State how many lines contain the string "chart", and write nothing else.
** Start Task input **
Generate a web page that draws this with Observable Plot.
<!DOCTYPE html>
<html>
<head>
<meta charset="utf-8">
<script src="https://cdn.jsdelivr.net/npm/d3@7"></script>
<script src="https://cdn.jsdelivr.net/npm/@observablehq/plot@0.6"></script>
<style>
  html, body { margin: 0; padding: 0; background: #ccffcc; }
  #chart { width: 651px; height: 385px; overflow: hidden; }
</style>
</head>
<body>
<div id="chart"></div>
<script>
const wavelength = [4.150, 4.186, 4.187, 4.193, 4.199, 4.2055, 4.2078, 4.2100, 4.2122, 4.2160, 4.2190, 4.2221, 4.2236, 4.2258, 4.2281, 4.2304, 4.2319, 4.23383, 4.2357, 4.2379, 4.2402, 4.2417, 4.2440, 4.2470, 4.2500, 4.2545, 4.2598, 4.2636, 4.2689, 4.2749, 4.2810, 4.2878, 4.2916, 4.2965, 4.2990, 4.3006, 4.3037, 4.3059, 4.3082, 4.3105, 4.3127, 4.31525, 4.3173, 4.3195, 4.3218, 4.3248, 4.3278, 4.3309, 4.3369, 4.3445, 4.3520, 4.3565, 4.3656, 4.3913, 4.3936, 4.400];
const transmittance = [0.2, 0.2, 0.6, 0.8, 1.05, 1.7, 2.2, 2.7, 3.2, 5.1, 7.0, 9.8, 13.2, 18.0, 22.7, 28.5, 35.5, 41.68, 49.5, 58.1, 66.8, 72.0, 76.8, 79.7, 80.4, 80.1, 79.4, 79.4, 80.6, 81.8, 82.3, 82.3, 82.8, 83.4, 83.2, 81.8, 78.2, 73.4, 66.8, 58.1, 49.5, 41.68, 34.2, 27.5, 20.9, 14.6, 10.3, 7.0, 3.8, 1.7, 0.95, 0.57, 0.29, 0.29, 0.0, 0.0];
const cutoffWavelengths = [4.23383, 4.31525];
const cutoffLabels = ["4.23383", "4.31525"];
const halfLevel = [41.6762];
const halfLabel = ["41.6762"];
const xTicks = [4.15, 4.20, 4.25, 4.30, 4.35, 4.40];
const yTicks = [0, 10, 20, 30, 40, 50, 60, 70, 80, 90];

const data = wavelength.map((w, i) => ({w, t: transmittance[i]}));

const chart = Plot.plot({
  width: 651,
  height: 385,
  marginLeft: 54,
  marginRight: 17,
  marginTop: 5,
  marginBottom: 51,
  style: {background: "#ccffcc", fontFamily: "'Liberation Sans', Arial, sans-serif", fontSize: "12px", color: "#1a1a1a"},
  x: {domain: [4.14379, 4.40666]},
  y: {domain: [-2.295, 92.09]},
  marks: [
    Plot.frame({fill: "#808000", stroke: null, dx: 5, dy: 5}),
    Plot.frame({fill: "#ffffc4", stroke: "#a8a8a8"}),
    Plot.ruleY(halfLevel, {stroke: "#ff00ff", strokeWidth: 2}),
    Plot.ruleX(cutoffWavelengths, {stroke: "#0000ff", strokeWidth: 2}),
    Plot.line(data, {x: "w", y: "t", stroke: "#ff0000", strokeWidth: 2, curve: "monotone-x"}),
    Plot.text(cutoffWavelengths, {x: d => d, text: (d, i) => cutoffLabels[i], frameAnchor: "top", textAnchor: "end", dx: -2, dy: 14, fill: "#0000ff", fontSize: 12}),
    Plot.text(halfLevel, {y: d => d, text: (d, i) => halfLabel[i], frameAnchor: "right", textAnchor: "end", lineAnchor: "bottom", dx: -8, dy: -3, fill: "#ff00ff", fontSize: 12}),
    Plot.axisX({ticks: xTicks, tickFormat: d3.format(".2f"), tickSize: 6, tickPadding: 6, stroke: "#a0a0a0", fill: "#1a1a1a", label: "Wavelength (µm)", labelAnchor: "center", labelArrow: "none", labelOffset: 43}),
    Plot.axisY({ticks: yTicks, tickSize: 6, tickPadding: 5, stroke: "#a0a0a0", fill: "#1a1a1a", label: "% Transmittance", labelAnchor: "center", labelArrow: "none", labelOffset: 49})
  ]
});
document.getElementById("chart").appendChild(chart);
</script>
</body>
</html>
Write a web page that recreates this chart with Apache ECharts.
** End Task input **
- _Solution for this task_
5